Cette fois nous sommes plus étonnés de l'entendre nous parler. Il se lève, vient à côté de nous, écoute
attentivement. Et chaque fois qu'un élève se trompe, il lui fait la remarque.
Il rejoint sa place et reprend la conversation avec le marabout… Celui-ci lui parle de l'histoire du Fuuta. Il lui apporte le tarikh, la chronique locale et ensemble ils discutent et commentent, parlant du Fuuta avant l'occupation des Fulɓe, c'est-à-dire lorsqu'il était habité par des Jalonke fétichistes, de l'arrivée des Fulɓe au Fuuta, des guerres entre Fulɓe et autochtones, de l'installation définitive du peuple envahisseur, de la division en diiwe ou provinces commandées par les neufs karamokos, etc…
Il nous réunit tous et donne à chaque élève un franc. Plus loin il trouve les femmes du marabout qui pilent du riz et leur donne de l'argent. Sans compter le burnous qu'il a offert à notre Tierno parce que celui-ci remplit le rôle de l'imam de la mosquée ; il va dans les cimetières voir les tombeaux des grands chefs. Il visite les mosquées, assiste aux grands salams.
Et ce qui étonne surtout les indigènes, il observe partout la même cérémonie que les gens du pays. Il est le seul Européen qui ait visité le qibla des mosquées du Fuuta.

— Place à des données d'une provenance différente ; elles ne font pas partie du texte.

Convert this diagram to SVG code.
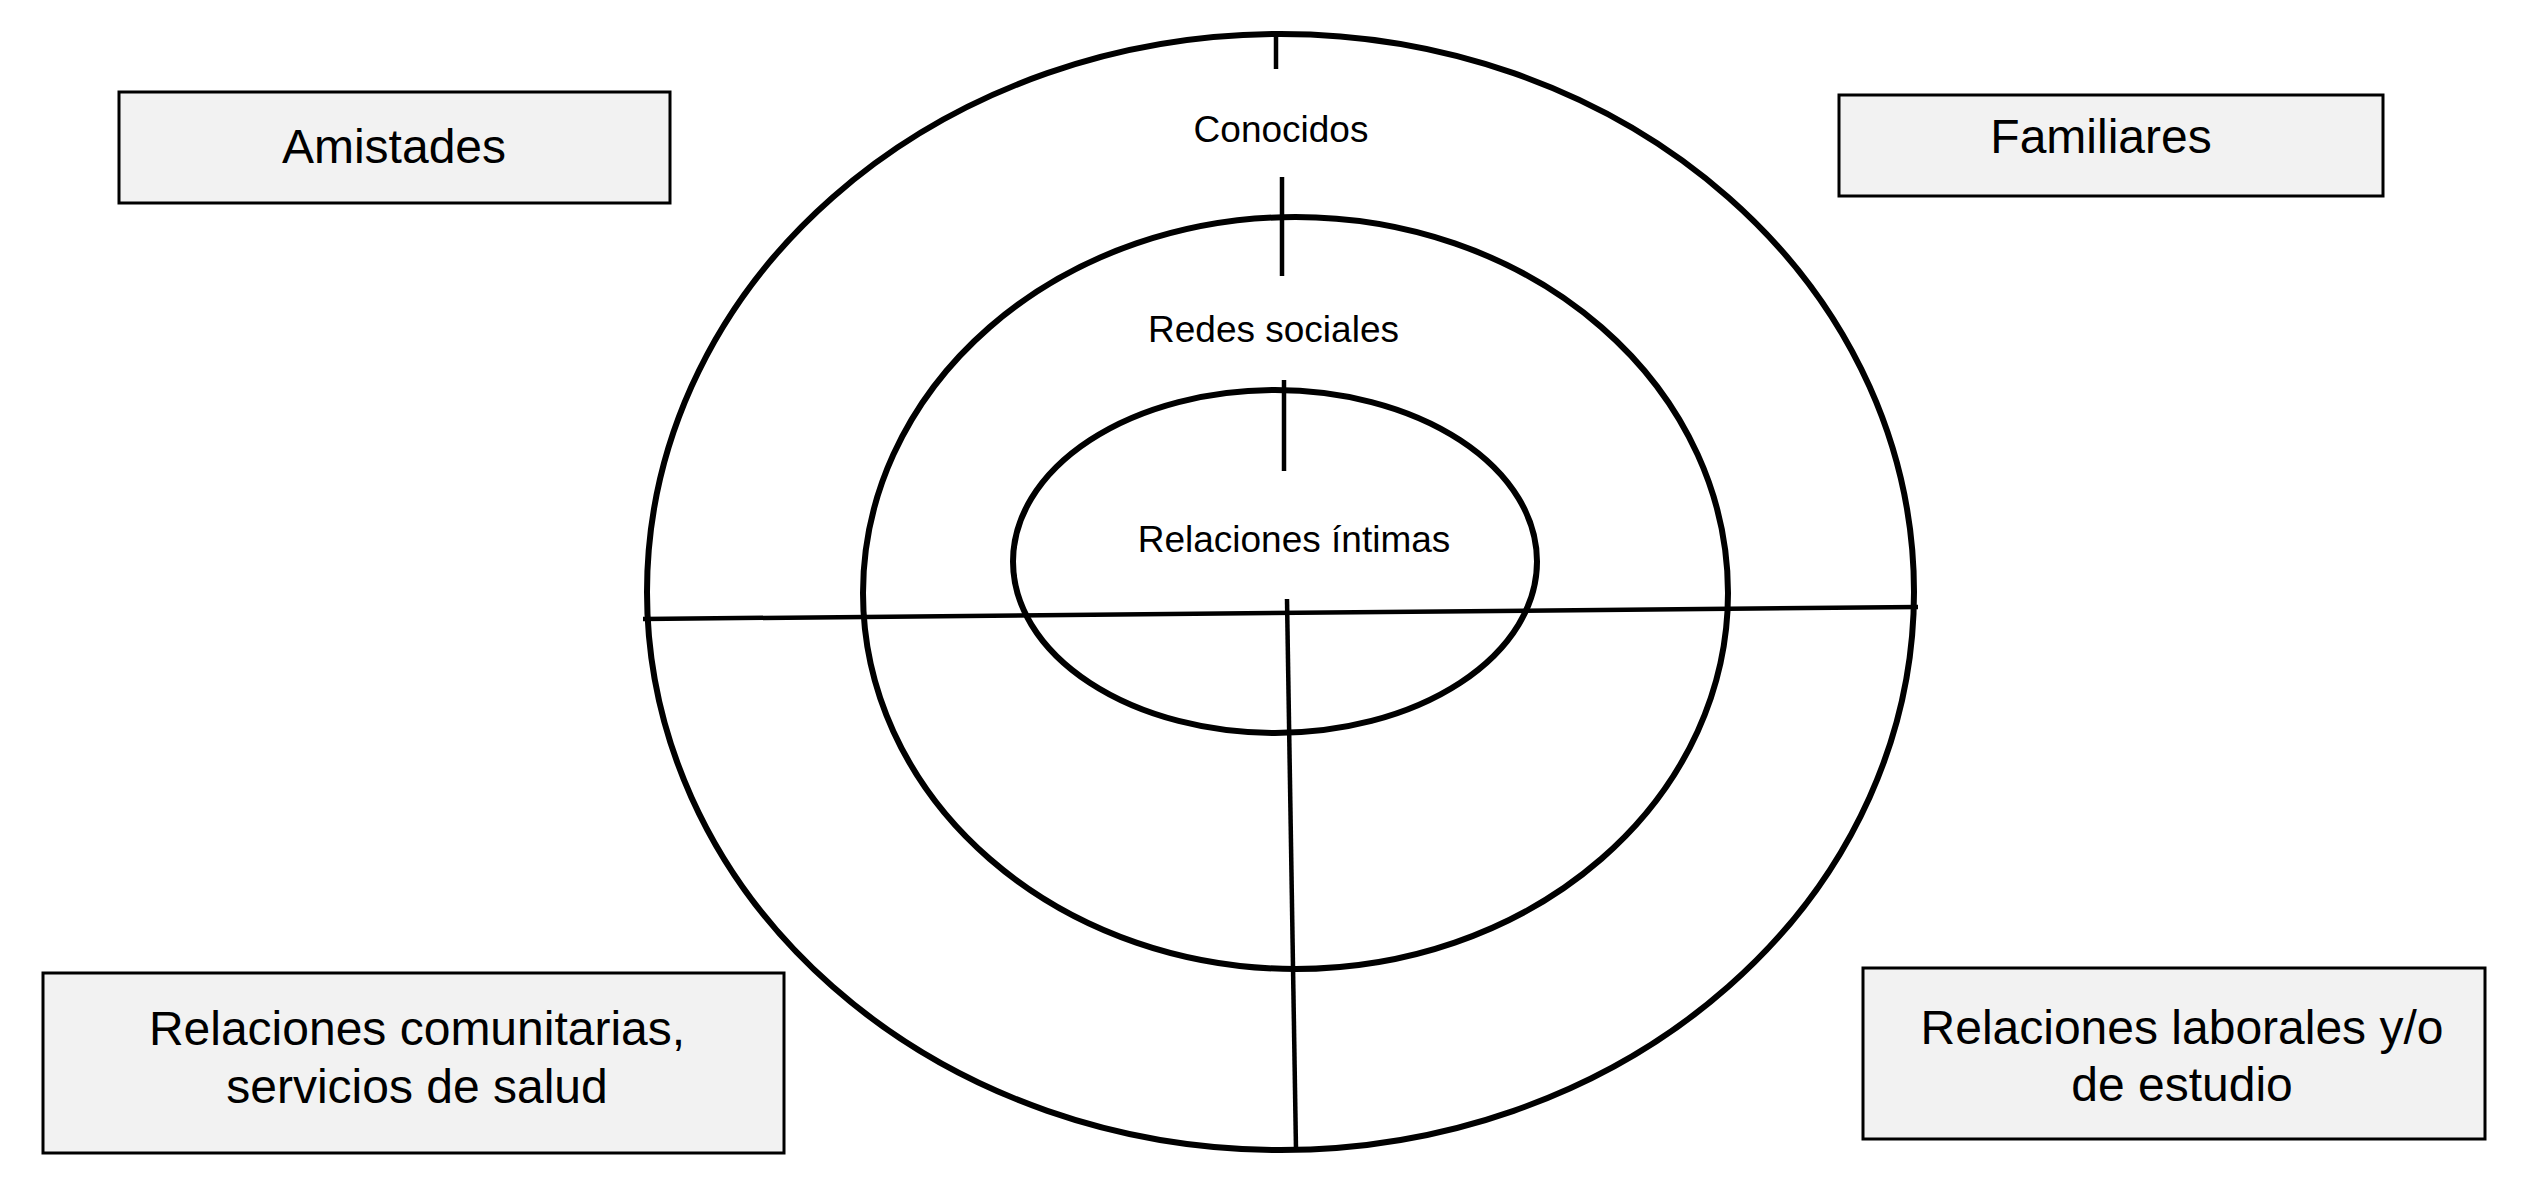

On l'estime beaucoup et la confiance qu'on a pour lui est grande. A la fête de la Tabaski, il achète des moutons et les donne aux marabouts, aux muezzins ; à la veille du nouvel an, les enfants vont chanter dans le village pour avoir de petits cadeaux. Il invite tous les enfants des écoles coraniques. Je me souviens qu'à Mamou, en 1936, nous avons chanté chez lui pendant deux heures environ. Il a une liste de chants scolaires musulmans. Chaque fois qu'on en finit un, il vous dit d'attaquer tel autre…
Tous les dimanches, il va chez Tierno Mamadou Diolake, imam de la mosquée de Mamou. Il suit les sentiers tortueux, sales, avec son air désintéressé, sa canne en bois du pays à la main droite et le Coran à la main gauche. S'il a deux ou trois livres, il les met dans son sac qu'il suspend à son épaule. Il fait son chemin au milieu d'une bande d'enfants, obligé de s'arrêter à chaque pas pour répondre à des fillettes, à des élèves, qui souhaitaient le simple plaisir de parler avec un Français. D'ailleurs il est difficile de se faire un idée de tous les sentiments qu'il recueille à son passage.

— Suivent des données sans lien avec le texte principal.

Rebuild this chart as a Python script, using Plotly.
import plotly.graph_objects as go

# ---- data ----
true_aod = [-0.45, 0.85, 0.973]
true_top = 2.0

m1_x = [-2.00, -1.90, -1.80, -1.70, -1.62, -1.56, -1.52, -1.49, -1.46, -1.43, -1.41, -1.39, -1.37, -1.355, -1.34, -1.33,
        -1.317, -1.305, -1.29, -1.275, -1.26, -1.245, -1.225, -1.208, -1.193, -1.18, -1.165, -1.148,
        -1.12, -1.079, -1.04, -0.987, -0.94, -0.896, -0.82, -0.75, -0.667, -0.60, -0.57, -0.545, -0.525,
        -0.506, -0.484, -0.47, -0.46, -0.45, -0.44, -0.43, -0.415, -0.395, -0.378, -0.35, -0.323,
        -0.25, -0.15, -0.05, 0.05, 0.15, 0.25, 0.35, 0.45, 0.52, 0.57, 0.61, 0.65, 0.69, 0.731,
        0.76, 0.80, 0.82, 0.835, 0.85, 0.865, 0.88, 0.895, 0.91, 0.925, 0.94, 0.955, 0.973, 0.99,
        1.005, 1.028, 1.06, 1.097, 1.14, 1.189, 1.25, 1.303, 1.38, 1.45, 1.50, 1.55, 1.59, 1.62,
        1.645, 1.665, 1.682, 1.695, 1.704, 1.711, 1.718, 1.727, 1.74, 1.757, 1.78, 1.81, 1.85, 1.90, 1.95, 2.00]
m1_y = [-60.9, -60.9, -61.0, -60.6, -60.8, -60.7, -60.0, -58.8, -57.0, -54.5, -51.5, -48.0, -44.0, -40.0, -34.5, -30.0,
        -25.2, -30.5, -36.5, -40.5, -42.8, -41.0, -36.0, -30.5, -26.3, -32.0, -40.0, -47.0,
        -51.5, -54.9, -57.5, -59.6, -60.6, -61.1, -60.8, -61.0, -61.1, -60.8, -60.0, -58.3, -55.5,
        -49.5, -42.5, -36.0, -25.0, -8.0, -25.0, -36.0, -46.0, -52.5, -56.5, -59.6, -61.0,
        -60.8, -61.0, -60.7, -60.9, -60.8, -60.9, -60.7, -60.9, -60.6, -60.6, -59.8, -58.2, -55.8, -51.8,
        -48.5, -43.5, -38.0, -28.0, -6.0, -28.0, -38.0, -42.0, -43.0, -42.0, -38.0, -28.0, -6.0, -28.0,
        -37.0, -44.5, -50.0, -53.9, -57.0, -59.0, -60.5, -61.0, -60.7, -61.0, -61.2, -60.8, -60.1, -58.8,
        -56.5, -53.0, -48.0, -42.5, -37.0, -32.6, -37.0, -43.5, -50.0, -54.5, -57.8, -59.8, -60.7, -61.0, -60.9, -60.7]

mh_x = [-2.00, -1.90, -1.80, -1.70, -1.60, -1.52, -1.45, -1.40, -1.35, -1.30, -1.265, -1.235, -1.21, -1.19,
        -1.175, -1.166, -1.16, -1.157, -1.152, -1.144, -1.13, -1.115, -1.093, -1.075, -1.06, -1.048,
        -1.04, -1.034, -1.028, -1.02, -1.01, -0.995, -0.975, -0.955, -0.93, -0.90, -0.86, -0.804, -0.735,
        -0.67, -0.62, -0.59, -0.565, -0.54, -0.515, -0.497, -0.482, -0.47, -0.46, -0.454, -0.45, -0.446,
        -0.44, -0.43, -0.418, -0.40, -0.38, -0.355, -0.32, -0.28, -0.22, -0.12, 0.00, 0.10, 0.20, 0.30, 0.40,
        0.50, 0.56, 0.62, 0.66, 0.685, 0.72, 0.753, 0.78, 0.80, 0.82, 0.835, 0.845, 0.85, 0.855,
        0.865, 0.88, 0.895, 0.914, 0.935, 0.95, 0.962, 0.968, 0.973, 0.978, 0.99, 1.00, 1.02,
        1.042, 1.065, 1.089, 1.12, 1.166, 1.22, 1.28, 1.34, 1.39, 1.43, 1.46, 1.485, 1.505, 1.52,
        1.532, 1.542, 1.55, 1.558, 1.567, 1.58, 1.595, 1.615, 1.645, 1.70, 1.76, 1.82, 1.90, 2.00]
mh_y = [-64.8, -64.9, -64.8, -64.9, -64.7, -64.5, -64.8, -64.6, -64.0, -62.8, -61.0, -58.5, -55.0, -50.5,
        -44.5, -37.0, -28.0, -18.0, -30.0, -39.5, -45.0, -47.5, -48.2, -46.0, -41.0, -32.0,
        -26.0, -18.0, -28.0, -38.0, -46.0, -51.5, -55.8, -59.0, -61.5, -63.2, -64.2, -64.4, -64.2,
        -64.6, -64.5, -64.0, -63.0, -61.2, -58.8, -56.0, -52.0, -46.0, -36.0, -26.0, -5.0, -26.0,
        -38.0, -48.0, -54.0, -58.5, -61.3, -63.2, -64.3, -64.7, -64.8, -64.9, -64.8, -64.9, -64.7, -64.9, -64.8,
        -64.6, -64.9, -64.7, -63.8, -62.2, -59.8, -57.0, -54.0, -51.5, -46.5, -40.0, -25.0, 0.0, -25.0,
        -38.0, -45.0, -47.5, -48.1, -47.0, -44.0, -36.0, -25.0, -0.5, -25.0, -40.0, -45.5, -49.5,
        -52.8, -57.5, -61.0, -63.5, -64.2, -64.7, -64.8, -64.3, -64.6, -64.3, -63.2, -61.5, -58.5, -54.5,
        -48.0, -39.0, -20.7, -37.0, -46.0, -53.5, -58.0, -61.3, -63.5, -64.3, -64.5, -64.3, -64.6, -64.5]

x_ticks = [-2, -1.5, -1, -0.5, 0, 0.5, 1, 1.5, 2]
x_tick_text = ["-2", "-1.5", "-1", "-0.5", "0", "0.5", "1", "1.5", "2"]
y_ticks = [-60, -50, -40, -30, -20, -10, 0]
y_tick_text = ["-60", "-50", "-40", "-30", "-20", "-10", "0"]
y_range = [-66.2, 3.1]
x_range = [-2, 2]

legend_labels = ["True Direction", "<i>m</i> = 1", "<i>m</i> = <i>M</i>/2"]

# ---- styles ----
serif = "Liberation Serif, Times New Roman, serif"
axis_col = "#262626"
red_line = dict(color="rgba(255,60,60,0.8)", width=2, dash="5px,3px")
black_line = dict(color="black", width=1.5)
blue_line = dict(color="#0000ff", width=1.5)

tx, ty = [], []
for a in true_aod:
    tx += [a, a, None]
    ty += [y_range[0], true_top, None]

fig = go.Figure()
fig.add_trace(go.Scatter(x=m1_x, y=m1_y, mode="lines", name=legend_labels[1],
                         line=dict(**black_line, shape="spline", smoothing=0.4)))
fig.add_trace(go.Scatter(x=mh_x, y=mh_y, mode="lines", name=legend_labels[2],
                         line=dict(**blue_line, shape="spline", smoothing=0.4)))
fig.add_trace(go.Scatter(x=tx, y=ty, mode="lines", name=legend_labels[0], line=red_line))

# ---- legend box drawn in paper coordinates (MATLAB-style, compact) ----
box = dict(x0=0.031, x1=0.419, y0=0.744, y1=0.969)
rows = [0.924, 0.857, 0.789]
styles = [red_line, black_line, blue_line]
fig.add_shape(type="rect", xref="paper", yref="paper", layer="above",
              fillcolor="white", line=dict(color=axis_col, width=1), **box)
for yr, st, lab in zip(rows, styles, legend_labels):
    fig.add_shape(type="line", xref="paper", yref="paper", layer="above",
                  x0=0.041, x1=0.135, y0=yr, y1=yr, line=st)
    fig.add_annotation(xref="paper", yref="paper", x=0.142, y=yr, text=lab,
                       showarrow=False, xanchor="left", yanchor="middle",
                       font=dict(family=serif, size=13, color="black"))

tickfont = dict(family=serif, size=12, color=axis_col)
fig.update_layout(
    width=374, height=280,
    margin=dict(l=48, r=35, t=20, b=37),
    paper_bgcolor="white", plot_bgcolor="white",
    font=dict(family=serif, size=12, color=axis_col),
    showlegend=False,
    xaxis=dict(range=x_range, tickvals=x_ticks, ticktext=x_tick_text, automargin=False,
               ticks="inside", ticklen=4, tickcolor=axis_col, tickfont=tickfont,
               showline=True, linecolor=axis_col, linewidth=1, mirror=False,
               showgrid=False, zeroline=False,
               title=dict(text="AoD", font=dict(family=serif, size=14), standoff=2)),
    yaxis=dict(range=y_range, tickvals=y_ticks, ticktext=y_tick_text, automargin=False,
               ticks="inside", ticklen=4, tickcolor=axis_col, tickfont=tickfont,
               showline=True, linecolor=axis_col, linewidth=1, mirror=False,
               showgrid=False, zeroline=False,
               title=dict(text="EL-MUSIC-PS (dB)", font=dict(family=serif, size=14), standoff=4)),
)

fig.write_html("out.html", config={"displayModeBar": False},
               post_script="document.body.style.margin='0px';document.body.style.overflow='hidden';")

« Il a étudié d'abord le pular qu'on appelle aussi le pular commercial. C'est le pular vulgaire des grandes villes que les autres races peuvent apprendre difficilement. Pour comprendre l'histoire du Fuuta, il a appris le pular littéraire, employé presque uniquement par les grands marabouts. Il a parcouru presque toutes les régions du Fuuta, rendu visite aux marabouts les plus éminents. Il a traduit des vers pular et des chefs-d'oeuvre de Tierno Samba Mombeya, de Tierno Aliyyu Ɓuuɓa Ndiyan etc. Il a commandé en Afrique du Nord, en Syrie, des livres pour distribuer aux centres religieux. Il s'est ensuite occupé du Pullo berger. Pour cela il a voyagé dans Télimélé, région la plus riche en élevage. Il a ramassé depuis la fourche qui sert à battre le lait caillé jusqu'aux différentes calebasses qui servent à traire la vache et à conserver le lait. Il a décrit les coutumes, les rites et les cérémonies qui caractérisent le Pullo berger. On l'appelle chez nous Pullo timmuɗo, c'està-dire le « Pullo complet, car il réunit en lui le Pullo populaire, le Pullo littéraire et le Pullo berger. Il est rare de voir un Pullo de ce genre. »

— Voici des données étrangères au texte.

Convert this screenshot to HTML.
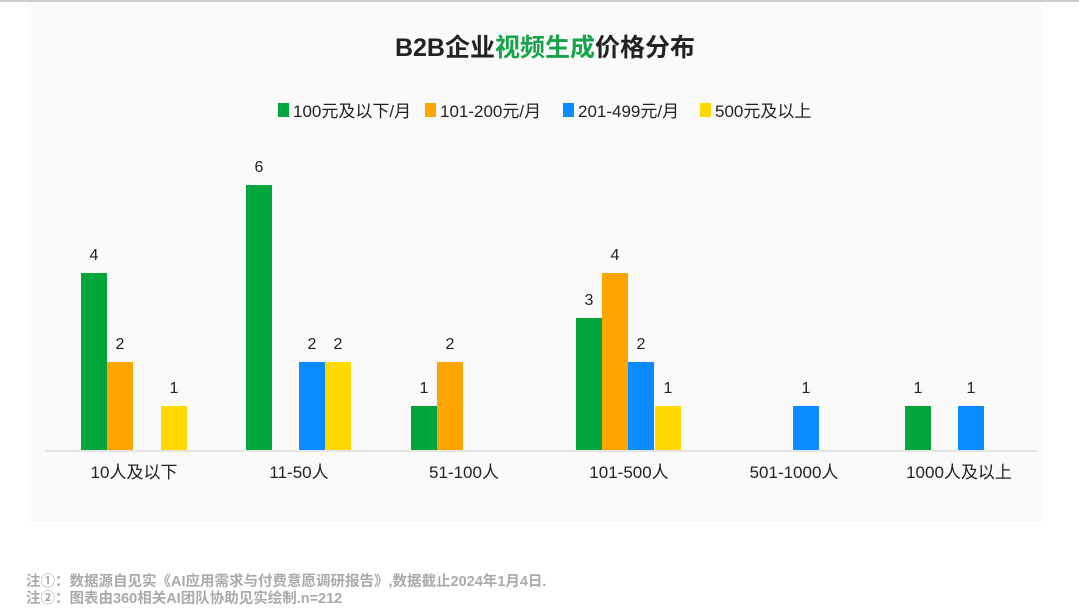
<!DOCTYPE html>
<html><head><meta charset="utf-8"><style>
body{margin:0;width:1079px;height:608px;background:#fff;overflow:hidden;font-family:"Liberation Sans","Noto Sans CJK SC",sans-serif;}
</style></head><body>
<svg width="1079" height="608" xmlns="http://www.w3.org/2000/svg" font-family="Liberation Sans, Noto Sans CJK SC, sans-serif">
<rect x="0" y="0" width="1079" height="608" fill="#fff"/>
<rect x="0" y="0" width="1079" height="2" fill="#ccc"/>
<rect x="28" y="2" width="1015" height="520" fill="#fafafa"/>
<text x="545" y="56" text-anchor="middle" font-size="25" font-weight="bold" fill="#222">B2B企业<tspan fill="#16a34a">视频生成</tspan>价格分布</text>
<g font-size="17" fill="#222">
<rect x="278" y="103" width="11" height="14" fill="#00a53c"/><text x="293" y="117">100元及以下/月</text>
<rect x="425" y="103" width="11" height="14" fill="#ffa500"/><text x="440" y="117">101-200元/月</text>
<rect x="563" y="103" width="11" height="14" fill="#0a8cff"/><text x="578" y="117">201-499元/月</text>
<rect x="700" y="103" width="11" height="14" fill="#ffd900"/><text x="715" y="117">500元及以上</text>
</g>
<line x1="45" y1="451" x2="1038" y2="451" stroke="#ddd" stroke-width="1.5"/>
<g font-size="16" fill="#222" text-anchor="middle">
<rect x="81" y="273" width="26" height="177" fill="#00a53c"/><text x="94" y="260">4</text>
<rect x="107" y="362" width="26" height="88" fill="#ffa500"/><text x="120" y="349">2</text>
<rect x="161" y="406" width="26" height="44" fill="#ffd900"/><text x="174" y="393">1</text>
<rect x="246" y="185" width="26" height="265" fill="#00a53c"/><text x="259" y="172">6</text>
<rect x="299" y="362" width="26" height="88" fill="#0a8cff"/><text x="312" y="349">2</text>
<rect x="325" y="362" width="26" height="88" fill="#ffd900"/><text x="338" y="349">2</text>
<rect x="411" y="406" width="26" height="44" fill="#00a53c"/><text x="424" y="393">1</text>
<rect x="437" y="362" width="26" height="88" fill="#ffa500"/><text x="450" y="349">2</text>
<rect x="576" y="318" width="26" height="132" fill="#00a53c"/><text x="589" y="305">3</text>
<rect x="602" y="273" width="26" height="177" fill="#ffa500"/><text x="615" y="260">4</text>
<rect x="628" y="362" width="26" height="88" fill="#0a8cff"/><text x="641" y="349">2</text>
<rect x="655" y="406" width="26" height="44" fill="#ffd900"/><text x="668" y="393">1</text>
<rect x="793" y="406" width="26" height="44" fill="#0a8cff"/><text x="806" y="393">1</text>
<rect x="905" y="406" width="26" height="44" fill="#00a53c"/><text x="918" y="393">1</text>
<rect x="958" y="406" width="26" height="44" fill="#0a8cff"/><text x="971" y="393">1</text>
</g>
<g font-size="17" fill="#222" text-anchor="middle">
<text x="134" y="478">10人及以下</text>
<text x="299" y="478">11-50人</text>
<text x="464" y="478">51-100人</text>
<text x="629" y="478">101-500人</text>
<text x="794" y="478">501-1000人</text>
<text x="959" y="478">1000人及以上</text>
</g>
<g font-size="14.5" font-weight="bold" fill="#aaa">
<text x="26" y="586">注①：数据源自见实《AI应用需求与付费意愿调研报告》,数据截止2024年1月4日.</text>
<text x="26" y="603">注②：图表由360相关AI团队协助见实绘制.n=212</text>
</g>
</svg>
</body></html>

Il a longtemps commandé la subdivision de Dalaba. C'étaient la tranquillité, la paix, l'estime, la confiance. Quand il a été affecté à Mamou, on entendait bien des gens pleurer. Tous les mendiants qui venaient chez lui les vendredis sont venus lui dire au revoir. Le jour même de son départ, on a improvisé ce chant :
Baba aduna yahi
Awa ɓuttu lanni
Ko nyawi fow yo sellu
Ko mawni fow yo wakkilo
Ɓuttu lanni!
Le père du monde est parti
Finie la visite du bon conseiller
Donc la paix est terminée
Désormais : que tous les malades se guérissent eux-mêmes
Et que tous les vieux fassent bien attention
car elle est finie la visite du bon conseiller
Le jour que Tierno Mamadou Diolaké a appris sa mort à Mamou il a invité toute sa famille à pleurer le « Saint-Homme » et comme il est de coutume chez nous d'immoler un animal quand on perd un parent l'imam a sacrifié un mouton.
3e année enseignement William-Ponty.